THE PROBLEM. Up to and including the line with "6000]; // nautical miles", write out the listing from its first line, minus the pictures.

┌──

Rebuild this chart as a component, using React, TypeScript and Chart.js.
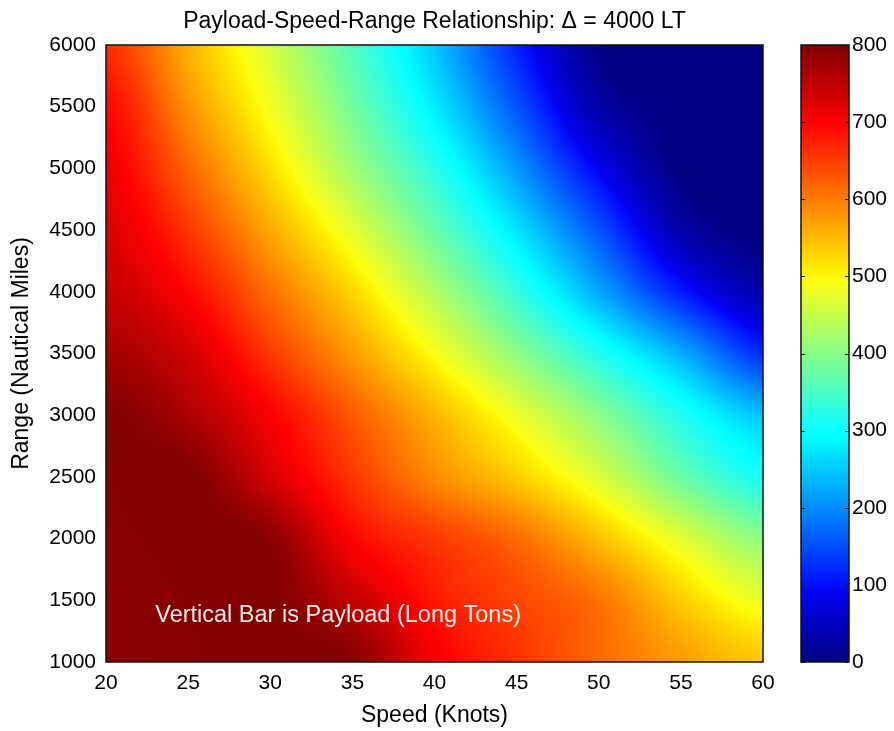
import { useEffect, useRef } from "react";
import { Chart, registerables } from "chart.js";

Chart.register(...registerables);

// ---- Data ----
const SPEEDS = [20, 25, 30, 35, 40, 45, 50, 55, 60]; // knots
const RANGES = [1000, 1500, 2000, 2500, 3000, 3500, 4000, 4500, 5000, 5500, 6000]; // nautical miles

// Payload (long tons) at each speed, one array per range
const PAYLOAD_1000 = [792, 795, 798, 796, 707, 659, 614, 575, 540];
const PAYLOAD_1500 = [792, 796, 800, 748, 681, 644, 607, 535, 480];
const PAYLOAD_2000 = [793, 799, 792, 697, 654, 613, 546, 472, 405];
const PAYLOAD_2500 = [795, 802, 732, 656, 589, 535, 466, 377, 310];
const PAYLOAD_3000 = [800, 765, 702, 627, 554, 480, 402, 317, 245];
const PAYLOAD_3500 = [772, 735, 654, 575, 493, 405, 318, 229, 125];
const PAYLOAD_4000 = [745, 695, 610, 527, 433, 334, 225, 111, 35];
const PAYLOAD_4500 = [728, 656, 564, 473, 375, 272, 156, 35, 0];
const PAYLOAD_5000 = [712, 618, 521, 420, 326, 211, 88, 0, 0];
const PAYLOAD_5500 = [695, 583, 486, 384, 278, 156, 32, 0, 0];
const PAYLOAD_6000 = [665, 557, 462, 358, 248, 117, 5, 0, 0];

const PAYLOAD_ROWS = [
  PAYLOAD_1000, PAYLOAD_1500, PAYLOAD_2000, PAYLOAD_2500, PAYLOAD_3000, PAYLOAD_3500,
  PAYLOAD_4000, PAYLOAD_4500, PAYLOAD_5000, PAYLOAD_5500, PAYLOAD_6000,
];

const X_TICKS = [20, 25, 30, 35, 40, 45, 50, 55, 60];
const Y_TICKS = [1000, 1500, 2000, 2500, 3000, 3500, 4000, 4500, 5000, 5500, 6000];
const CB_TICKS = [0, 100, 200, 300, 400, 500, 600, 700, 800];
const C_MIN = 0;
const C_MAX = 800;

const TITLE = "Payload-Speed-Range Relationship: \u0394 = 4000 LT";
const X_LABEL = "Speed (Knots)";
const Y_LABEL = "Range (Nautical Miles)";
const NOTE = "Vertical Bar is Payload (Long Tons)";
const NOTE_SPEED = 23;
const NOTE_RANGE = 1325;

// ---- helpers ----
const FONT_FAMILY = "'Liberation Sans', Arial, sans-serif";

function u(k: number): number {
  if (k < 1 || k > 47) return 0;
  if (k <= 16) return k / 16;
  if (k <= 31) return 1;
  return (48 - k) / 16;
}

// MATLAB jet(64) table
const JET: [number, number, number][] = [];
for (let i = 1; i <= 64; i++) JET.push([u(i - 24), u(i - 8), u(i + 7)]);

// continuous lookup in the jet table
function jetColor(v: number): [number, number, number] {
  let f = (v - C_MIN) / (C_MAX - C_MIN);
  if (f < 0) f = 0;
  if (f > 1) f = 1;
  const p = f * 63;
  const i = Math.min(62, Math.floor(p));
  const t = p - i;
  const a = JET[i];
  const b = JET[i + 1];
  return [
    Math.round((a[0] + (b[0] - a[0]) * t) * 255),
    Math.round((a[1] + (b[1] - a[1]) * t) * 255),
    Math.round((a[2] + (b[2] - a[2]) * t) * 255),
  ];
}

function locate(arr: number[], v: number): [number, number] {
  let i = 0;
  while (i < arr.length - 2 && v > arr[i + 1]) i++;
  let t = (v - arr[i]) / (arr[i + 1] - arr[i]);
  if (t < 0) t = 0;
  if (t > 1) t = 1;
  return [i, t];
}

function cr(p0: number, p1: number, p2: number, p3: number, t: number): number {
  const t2 = t * t;
  const t3 = t2 * t;
  return 0.5 * (2 * p1 + (-p0 + p2) * t + (2 * p0 - 5 * p1 + 4 * p2 - p3) * t2 + (-p0 + 3 * p1 - 3 * p2 + p3) * t3);
}

function cell(j: number, i: number): number {
  const jj = Math.max(0, Math.min(RANGES.length - 1, j));
  const ii = Math.max(0, Math.min(SPEEDS.length - 1, i));
  return PAYLOAD_ROWS[jj][ii];
}

// smooth (bicubic) shading between the read grid values
function payloadAt(s: number, r: number): number {
  const [i, ti] = locate(SPEEDS, s);
  const [j, tj] = locate(RANGES, r);
  const rows: number[] = [];
  for (let dj = -1; dj <= 2; dj++) {
    rows.push(cr(cell(j + dj, i - 1), cell(j + dj, i), cell(j + dj, i + 1), cell(j + dj, i + 2), ti));
  }
  return cr(rows[0], rows[1], rows[2], rows[3], tj);
}

const heatmapPlugin = {
  id: "heatmap",
  beforeDatasetsDraw(chart: any) {
    const { ctx, chartArea: a, scales } = chart;
    const x = scales.x;
    const y = scales.y;
    const w = Math.round(a.right - a.left);
    const h = Math.round(a.bottom - a.top);
    const off = document.createElement("canvas");
    off.width = w;
    off.height = h;
    const octx = off.getContext("2d")!;
    const img = octx.createImageData(w, h);
    const sp: number[] = [];
    for (let px = 0; px < w; px++) sp.push(x.getValueForPixel(a.left + px + 0.5));
    for (let py = 0; py < h; py++) {
      const r = y.getValueForPixel(a.top + py + 0.5);
      for (let px = 0; px < w; px++) {
        const v = payloadAt(sp[px], r);
        const [R, G, B] = jetColor(v);
        const k = (py * w + px) * 4;
        img.data[k] = R;
        img.data[k + 1] = G;
        img.data[k + 2] = B;
        img.data[k + 3] = 255;
      }
    }
    octx.putImageData(img, 0, 0);
    ctx.save();
    ctx.drawImage(off, a.left, a.top, w, h);
    ctx.restore();
  },
  afterDraw(chart: any) {
    const { ctx, chartArea: a, scales } = chart;
    ctx.save();
    ctx.strokeStyle = "#111";
    ctx.lineWidth = 1.5;
    ctx.strokeRect(a.left, a.top, a.right - a.left, a.bottom - a.top);
    // title
    ctx.fillStyle = "#000";
    ctx.font = `23px ${FONT_FAMILY}`;
    ctx.textAlign = "center";
    ctx.textBaseline = "alphabetic";
    ctx.fillText(TITLE, (a.left + a.right) / 2, 28);
    // note
    ctx.font = `23.5px ${FONT_FAMILY}`;
    ctx.fillStyle = "#f6eaea";
    ctx.textAlign = "left";
    ctx.fillText(NOTE, scales.x.getPixelForValue(NOTE_SPEED), scales.y.getPixelForValue(NOTE_RANGE));
    ctx.restore();
  },
};

const colorbarPlugin = {
  id: "colorbar",
  beforeDatasetsDraw(chart: any) {
    const { ctx, chartArea: a, scales } = chart;
    const y = scales.y;
    ctx.save();
    for (let py = Math.floor(a.top); py < Math.ceil(a.bottom); py++) {
      const v = y.getValueForPixel(py + 0.5);
      const [R, G, B] = jetColor(v);
      ctx.fillStyle = `rgb(${R},${G},${B})`;
      ctx.fillRect(a.left, py, a.right - a.left, 1);
    }
    ctx.restore();
  },
  afterDraw(chart: any) {
    const { ctx, chartArea: a, scales } = chart;
    ctx.save();
    ctx.strokeStyle = "#111";
    ctx.lineWidth = 1.5;
    ctx.strokeRect(a.left, a.top, a.right - a.left, a.bottom - a.top);
    ctx.lineWidth = 1;
    ctx.beginPath();
    for (const t of CB_TICKS) {
      const py = Math.round(scales.y.getPixelForValue(t)) + 0.5;
      ctx.moveTo(a.left, py);
      ctx.lineTo(a.left + 4, py);
      ctx.moveTo(a.right - 4, py);
      ctx.lineTo(a.right, py);
    }
    ctx.stroke();
    ctx.restore();
  },
};

const plain = (v: any) => String(v);

export default function App() {
  const mainRef = useRef<HTMLCanvasElement | null>(null);
  const cbRef = useRef<HTMLCanvasElement | null>(null);

  useEffect(() => {
    const tickFont = { family: FONT_FAMILY, size: 21 };
    const labelFont = { family: FONT_FAMILY, size: 23 };
    const points: { x: number; y: number }[] = [];
    RANGES.forEach((r) => SPEEDS.forEach((s) => points.push({ x: s, y: r })));

    const main = new Chart(mainRef.current!, {
      type: "scatter",
      data: { datasets: [{ data: points, pointRadius: 0, pointHoverRadius: 0, showLine: false }] },
      options: {
        animation: false,
        responsive: false,
        maintainAspectRatio: false,
        events: [],
        layout: { padding: { top: 45, right: 27, left: 0, bottom: 0 } },
        plugins: { legend: { display: false }, tooltip: { enabled: false }, title: { display: false } },
        scales: {
          x: {
            type: "linear",
            min: 20,
            max: 60,
            afterBuildTicks: (s: any) => {
              s.ticks = X_TICKS.map((v) => ({ value: v }));
            },
            afterFit: (s: any) => {
              s.height = 69;
            },
            grid: { display: false, drawTicks: false },
            border: { display: false },
            ticks: { font: tickFont, color: "#000", padding: 9, maxRotation: 0, autoSkip: false, callback: plain },
            title: { display: true, text: X_LABEL, font: labelFont, color: "#000", padding: { top: 0, bottom: 2 } },
          },
          y: {
            type: "linear",
            min: 1000,
            max: 6000,
            afterBuildTicks: (s: any) => {
              s.ticks = Y_TICKS.map((v) => ({ value: v }));
            },
            afterFit: (s: any) => {
              s.width = 106;
            },
            grid: { display: false, drawTicks: false },
            border: { display: false },
            ticks: { font: tickFont, color: "#000", padding: 10, autoSkip: false, callback: plain },
            title: { display: true, text: Y_LABEL, font: labelFont, color: "#000", padding: { top: 8, bottom: 0 } },
          },
        },
      },
      plugins: [heatmapPlugin],
    } as any);

    const cb = new Chart(cbRef.current!, {
      type: "scatter",
      data: { datasets: [{ data: [], pointRadius: 0 }] },
      options: {
        animation: false,
        responsive: false,
        maintainAspectRatio: false,
        events: [],
        layout: { padding: { top: 45, right: 0, left: 11, bottom: 69 } },
        plugins: { legend: { display: false }, tooltip: { enabled: false } },
        scales: {
          x: { type: "linear", display: false, min: 0, max: 1 },
          y: {
            type: "linear",
            position: "right",
            min: C_MIN,
            max: C_MAX,
            afterBuildTicks: (s: any) => {
              s.ticks = CB_TICKS.map((v) => ({ value: v }));
            },
            afterFit: (s: any) => {
              s.width = 45;
            },
            grid: { display: false, drawTicks: false },
            border: { display: false },
            ticks: { font: tickFont, color: "#000", padding: 3, autoSkip: false, callback: plain },
          },
        },
      },
      plugins: [colorbarPlugin],
    } as any);

    return () => {
      main.destroy();
      cb.destroy();
    };
  }, []);

  return (
    <div style={{ position: "fixed", left: 0, top: 0, width: 894, height: 731, background: "#fff" }}>
      <canvas
        ref={mainRef}
        width={790}
        height={731}
        style={{ position: "absolute", left: 0, top: 0, width: 790, height: 731 }}
      />
      <canvas
        ref={cbRef}
        width={104}
        height={731}
        style={{ position: "absolute", left: 790, top: 0, width: 104, height: 731 }}
      />
    </div>
  );
}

└──

ANSWER FOR THIS EXERCISE.
Rebuild this chart as a component, using React, TypeScript and Chart.js.
import { useEffect, useRef } from "react";
import { Chart, registerables } from "chart.js";

Chart.register(...registerables);

// ---- Data ----
const SPEEDS = [20, 25, 30, 35, 40, 45, 50, 55, 60]; // knots
const RANGES = [1000, 1500, 2000, 2500, 3000, 3500, 4000, 4500, 5000, 5500, 6000]; // nautical miles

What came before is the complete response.